_WHAT THE TASK ASKS_
Exactly retype the lines from the one containing "Output the web" through the one containing "const fitRange = [0, 10];"; both ends count, pictures do not.

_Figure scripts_
══════

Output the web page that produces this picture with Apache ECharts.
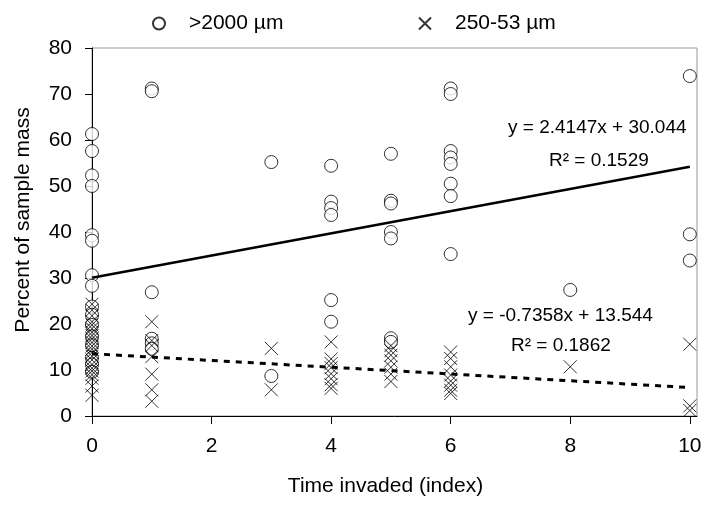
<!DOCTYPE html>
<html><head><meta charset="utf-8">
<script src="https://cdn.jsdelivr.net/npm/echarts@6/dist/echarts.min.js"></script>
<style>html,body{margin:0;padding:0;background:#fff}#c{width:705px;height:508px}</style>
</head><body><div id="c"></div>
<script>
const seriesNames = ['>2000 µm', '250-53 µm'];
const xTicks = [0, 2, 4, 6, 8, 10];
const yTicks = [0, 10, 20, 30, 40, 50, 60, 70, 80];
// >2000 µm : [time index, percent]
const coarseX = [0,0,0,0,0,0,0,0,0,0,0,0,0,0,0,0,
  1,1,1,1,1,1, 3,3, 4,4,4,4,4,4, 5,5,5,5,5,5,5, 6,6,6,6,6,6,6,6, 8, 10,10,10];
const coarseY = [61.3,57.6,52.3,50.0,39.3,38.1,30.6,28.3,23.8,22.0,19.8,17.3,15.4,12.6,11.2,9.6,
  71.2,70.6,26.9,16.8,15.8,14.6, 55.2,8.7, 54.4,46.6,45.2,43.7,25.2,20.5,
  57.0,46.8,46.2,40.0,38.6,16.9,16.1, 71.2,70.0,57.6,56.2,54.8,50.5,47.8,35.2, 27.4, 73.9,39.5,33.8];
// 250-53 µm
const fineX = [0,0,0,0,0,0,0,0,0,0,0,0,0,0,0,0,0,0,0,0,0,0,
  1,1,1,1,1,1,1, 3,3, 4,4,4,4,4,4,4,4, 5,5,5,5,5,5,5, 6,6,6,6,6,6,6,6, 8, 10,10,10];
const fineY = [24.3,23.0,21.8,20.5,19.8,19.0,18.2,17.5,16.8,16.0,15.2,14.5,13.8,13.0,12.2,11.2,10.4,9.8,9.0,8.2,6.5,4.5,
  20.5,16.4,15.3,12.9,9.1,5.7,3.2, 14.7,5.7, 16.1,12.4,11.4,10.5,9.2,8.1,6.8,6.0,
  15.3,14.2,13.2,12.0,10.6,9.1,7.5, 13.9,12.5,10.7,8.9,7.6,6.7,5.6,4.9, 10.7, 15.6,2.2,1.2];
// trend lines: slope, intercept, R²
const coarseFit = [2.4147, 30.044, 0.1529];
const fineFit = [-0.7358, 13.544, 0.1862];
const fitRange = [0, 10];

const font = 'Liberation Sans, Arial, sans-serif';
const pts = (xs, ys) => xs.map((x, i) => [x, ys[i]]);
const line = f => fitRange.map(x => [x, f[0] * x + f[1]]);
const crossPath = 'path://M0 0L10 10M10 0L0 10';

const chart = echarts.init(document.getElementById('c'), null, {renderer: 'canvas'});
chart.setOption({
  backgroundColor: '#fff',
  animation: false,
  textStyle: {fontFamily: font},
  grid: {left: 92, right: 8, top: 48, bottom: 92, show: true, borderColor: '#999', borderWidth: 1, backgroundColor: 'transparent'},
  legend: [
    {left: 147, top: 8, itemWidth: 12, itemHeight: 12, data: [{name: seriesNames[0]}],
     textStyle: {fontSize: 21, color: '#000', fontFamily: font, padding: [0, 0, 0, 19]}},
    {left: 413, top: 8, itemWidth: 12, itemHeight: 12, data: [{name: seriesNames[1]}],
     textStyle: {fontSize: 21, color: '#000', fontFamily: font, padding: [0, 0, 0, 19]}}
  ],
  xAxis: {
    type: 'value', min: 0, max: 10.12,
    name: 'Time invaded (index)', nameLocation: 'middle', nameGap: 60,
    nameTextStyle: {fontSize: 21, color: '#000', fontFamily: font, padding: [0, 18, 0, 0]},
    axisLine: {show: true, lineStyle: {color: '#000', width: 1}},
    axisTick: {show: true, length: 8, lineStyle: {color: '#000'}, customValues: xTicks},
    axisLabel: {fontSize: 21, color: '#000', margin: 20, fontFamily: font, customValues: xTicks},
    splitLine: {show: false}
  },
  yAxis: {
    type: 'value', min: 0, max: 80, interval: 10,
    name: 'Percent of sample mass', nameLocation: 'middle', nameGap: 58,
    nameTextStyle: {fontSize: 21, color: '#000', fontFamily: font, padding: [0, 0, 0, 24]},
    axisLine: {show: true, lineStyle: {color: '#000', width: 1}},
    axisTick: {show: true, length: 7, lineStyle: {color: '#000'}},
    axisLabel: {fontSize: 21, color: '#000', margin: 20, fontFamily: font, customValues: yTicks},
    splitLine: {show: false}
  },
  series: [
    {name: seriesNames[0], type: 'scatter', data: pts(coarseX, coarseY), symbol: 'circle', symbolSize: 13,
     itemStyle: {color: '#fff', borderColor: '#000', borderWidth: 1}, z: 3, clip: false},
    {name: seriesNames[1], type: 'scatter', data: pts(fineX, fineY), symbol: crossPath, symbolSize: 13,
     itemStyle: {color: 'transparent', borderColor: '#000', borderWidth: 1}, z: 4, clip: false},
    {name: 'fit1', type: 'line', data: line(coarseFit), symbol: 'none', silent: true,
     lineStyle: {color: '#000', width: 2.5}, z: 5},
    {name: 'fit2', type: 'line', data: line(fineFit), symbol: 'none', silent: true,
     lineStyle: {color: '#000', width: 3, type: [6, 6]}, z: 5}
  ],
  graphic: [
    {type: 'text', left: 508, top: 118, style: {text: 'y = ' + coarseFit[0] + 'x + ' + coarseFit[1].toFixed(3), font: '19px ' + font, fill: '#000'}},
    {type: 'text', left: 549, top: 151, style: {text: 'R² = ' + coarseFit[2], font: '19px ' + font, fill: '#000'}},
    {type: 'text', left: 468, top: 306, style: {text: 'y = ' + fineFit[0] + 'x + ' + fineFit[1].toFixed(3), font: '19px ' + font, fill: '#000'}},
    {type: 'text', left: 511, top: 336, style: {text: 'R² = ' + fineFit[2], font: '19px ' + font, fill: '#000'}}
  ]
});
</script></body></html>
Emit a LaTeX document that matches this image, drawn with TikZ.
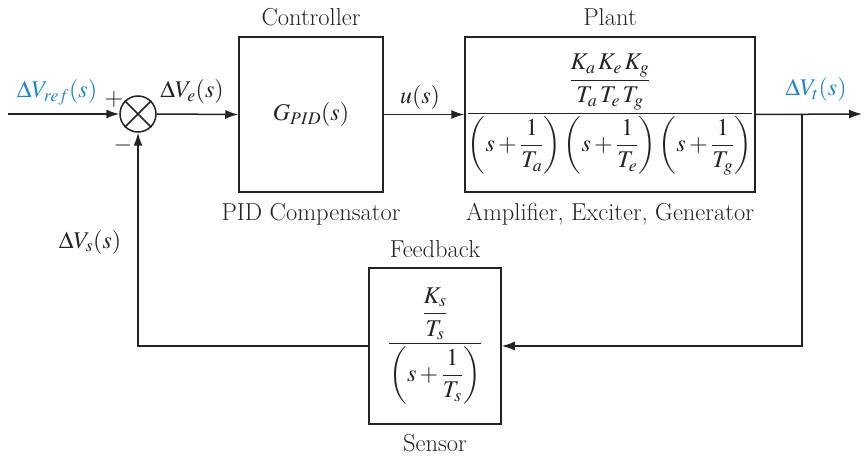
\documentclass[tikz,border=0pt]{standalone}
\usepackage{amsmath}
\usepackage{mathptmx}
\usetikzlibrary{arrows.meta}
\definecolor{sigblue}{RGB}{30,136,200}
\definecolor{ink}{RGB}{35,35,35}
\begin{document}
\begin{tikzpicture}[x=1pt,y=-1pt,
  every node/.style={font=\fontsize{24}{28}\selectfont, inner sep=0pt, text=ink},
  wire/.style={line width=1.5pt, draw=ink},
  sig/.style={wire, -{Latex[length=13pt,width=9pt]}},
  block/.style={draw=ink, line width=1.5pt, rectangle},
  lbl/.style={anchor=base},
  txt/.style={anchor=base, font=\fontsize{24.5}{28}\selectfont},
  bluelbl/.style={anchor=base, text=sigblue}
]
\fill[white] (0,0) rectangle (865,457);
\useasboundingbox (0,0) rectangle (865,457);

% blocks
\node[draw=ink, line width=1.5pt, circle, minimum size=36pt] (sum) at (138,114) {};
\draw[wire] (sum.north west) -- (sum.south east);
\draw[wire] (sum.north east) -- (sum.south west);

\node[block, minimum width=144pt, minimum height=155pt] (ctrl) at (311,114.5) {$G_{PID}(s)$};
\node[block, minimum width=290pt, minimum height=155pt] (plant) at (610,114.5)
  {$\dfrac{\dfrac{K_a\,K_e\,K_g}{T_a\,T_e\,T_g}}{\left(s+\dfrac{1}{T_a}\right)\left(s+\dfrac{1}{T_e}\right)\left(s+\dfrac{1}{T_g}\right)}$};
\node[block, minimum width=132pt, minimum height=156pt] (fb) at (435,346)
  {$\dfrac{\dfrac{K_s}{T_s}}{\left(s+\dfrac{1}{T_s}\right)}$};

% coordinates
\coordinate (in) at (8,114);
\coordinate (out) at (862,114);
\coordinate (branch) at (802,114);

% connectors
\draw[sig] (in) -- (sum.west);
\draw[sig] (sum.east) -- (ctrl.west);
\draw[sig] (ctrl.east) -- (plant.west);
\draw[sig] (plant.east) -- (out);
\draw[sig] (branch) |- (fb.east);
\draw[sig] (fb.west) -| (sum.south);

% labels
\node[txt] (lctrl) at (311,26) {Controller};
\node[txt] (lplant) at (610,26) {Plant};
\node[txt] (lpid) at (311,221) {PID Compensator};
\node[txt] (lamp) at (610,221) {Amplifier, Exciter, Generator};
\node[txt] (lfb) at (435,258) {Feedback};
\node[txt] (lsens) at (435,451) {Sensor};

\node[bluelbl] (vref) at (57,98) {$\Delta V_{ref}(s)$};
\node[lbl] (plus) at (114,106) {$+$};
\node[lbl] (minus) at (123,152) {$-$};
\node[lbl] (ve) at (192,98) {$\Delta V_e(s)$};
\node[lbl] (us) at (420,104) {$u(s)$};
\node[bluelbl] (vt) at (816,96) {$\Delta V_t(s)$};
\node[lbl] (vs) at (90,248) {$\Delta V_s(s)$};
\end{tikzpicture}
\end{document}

══════

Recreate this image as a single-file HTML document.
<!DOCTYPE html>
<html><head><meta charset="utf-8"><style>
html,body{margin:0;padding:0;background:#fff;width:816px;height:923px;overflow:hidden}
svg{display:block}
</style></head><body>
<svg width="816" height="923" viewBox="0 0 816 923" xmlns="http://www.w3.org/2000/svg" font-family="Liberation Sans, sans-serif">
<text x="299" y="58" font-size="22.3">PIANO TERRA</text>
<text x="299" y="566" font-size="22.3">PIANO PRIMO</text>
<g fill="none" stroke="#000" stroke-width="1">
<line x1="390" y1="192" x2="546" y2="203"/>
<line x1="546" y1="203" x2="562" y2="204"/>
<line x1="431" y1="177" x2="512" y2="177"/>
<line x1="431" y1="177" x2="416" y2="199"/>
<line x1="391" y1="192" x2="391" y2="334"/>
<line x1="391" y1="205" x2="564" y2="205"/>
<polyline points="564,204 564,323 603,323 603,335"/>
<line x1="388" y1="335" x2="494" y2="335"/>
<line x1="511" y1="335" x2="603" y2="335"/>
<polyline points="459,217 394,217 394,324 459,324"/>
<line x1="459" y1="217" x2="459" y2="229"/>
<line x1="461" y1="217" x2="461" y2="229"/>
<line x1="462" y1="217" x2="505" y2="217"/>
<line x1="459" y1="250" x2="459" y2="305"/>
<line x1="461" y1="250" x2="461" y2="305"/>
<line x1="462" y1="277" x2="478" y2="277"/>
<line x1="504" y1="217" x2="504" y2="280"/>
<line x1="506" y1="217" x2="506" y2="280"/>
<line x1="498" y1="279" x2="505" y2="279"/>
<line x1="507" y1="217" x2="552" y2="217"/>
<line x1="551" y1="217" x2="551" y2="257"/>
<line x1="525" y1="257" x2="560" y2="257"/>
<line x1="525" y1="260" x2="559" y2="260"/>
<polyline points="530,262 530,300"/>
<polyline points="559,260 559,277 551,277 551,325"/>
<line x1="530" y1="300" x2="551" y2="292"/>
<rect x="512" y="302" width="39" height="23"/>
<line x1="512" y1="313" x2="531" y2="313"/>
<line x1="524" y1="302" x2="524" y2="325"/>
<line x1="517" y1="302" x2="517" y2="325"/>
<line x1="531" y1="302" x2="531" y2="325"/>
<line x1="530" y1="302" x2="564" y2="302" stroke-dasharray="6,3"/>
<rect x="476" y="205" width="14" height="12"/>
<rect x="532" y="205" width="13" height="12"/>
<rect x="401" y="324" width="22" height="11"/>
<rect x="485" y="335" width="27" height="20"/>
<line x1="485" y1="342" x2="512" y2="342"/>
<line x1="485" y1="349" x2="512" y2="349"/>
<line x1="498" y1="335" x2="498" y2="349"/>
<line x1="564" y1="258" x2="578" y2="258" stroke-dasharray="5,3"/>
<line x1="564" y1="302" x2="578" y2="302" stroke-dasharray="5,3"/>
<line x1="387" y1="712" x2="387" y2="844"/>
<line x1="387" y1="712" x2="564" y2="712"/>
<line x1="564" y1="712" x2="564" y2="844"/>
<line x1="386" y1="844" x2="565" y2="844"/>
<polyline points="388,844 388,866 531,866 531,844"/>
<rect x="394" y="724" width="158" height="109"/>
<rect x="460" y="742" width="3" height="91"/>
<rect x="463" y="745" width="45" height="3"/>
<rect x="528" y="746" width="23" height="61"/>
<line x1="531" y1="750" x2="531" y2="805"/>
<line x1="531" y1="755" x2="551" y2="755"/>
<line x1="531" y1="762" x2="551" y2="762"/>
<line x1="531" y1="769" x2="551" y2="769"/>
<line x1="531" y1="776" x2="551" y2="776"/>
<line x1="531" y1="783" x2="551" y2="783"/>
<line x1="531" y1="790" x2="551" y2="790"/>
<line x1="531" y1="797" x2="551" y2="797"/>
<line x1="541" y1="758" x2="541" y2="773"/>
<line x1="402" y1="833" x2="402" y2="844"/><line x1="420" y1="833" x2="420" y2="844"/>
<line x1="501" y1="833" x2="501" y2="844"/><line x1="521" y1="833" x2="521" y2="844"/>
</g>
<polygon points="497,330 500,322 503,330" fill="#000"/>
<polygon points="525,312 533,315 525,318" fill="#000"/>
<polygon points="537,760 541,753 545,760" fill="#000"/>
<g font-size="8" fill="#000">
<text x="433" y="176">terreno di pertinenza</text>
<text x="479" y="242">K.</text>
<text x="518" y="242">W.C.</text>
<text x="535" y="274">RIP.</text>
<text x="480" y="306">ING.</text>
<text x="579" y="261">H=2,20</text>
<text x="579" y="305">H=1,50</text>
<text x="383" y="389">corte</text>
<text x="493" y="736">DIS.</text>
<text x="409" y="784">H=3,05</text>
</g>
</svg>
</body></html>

══════

_COMPLETE RESPONSE_
Output the web page that produces this picture with Apache ECharts.
<!DOCTYPE html>
<html><head><meta charset="utf-8">
<script src="https://cdn.jsdelivr.net/npm/echarts@6/dist/echarts.min.js"></script>
<style>html,body{margin:0;padding:0;background:#fff}#c{width:705px;height:508px}</style>
</head><body><div id="c"></div>
<script>
const seriesNames = ['>2000 µm', '250-53 µm'];
const xTicks = [0, 2, 4, 6, 8, 10];
const yTicks = [0, 10, 20, 30, 40, 50, 60, 70, 80];
// >2000 µm : [time index, percent]
const coarseX = [0,0,0,0,0,0,0,0,0,0,0,0,0,0,0,0,
  1,1,1,1,1,1, 3,3, 4,4,4,4,4,4, 5,5,5,5,5,5,5, 6,6,6,6,6,6,6,6, 8, 10,10,10];
const coarseY = [61.3,57.6,52.3,50.0,39.3,38.1,30.6,28.3,23.8,22.0,19.8,17.3,15.4,12.6,11.2,9.6,
  71.2,70.6,26.9,16.8,15.8,14.6, 55.2,8.7, 54.4,46.6,45.2,43.7,25.2,20.5,
  57.0,46.8,46.2,40.0,38.6,16.9,16.1, 71.2,70.0,57.6,56.2,54.8,50.5,47.8,35.2, 27.4, 73.9,39.5,33.8];
// 250-53 µm
const fineX = [0,0,0,0,0,0,0,0,0,0,0,0,0,0,0,0,0,0,0,0,0,0,
  1,1,1,1,1,1,1, 3,3, 4,4,4,4,4,4,4,4, 5,5,5,5,5,5,5, 6,6,6,6,6,6,6,6, 8, 10,10,10];
const fineY = [24.3,23.0,21.8,20.5,19.8,19.0,18.2,17.5,16.8,16.0,15.2,14.5,13.8,13.0,12.2,11.2,10.4,9.8,9.0,8.2,6.5,4.5,
  20.5,16.4,15.3,12.9,9.1,5.7,3.2, 14.7,5.7, 16.1,12.4,11.4,10.5,9.2,8.1,6.8,6.0,
  15.3,14.2,13.2,12.0,10.6,9.1,7.5, 13.9,12.5,10.7,8.9,7.6,6.7,5.6,4.9, 10.7, 15.6,2.2,1.2];
// trend lines: slope, intercept, R²
const coarseFit = [2.4147, 30.044, 0.1529];
const fineFit = [-0.7358, 13.544, 0.1862];
const fitRange = [0, 10];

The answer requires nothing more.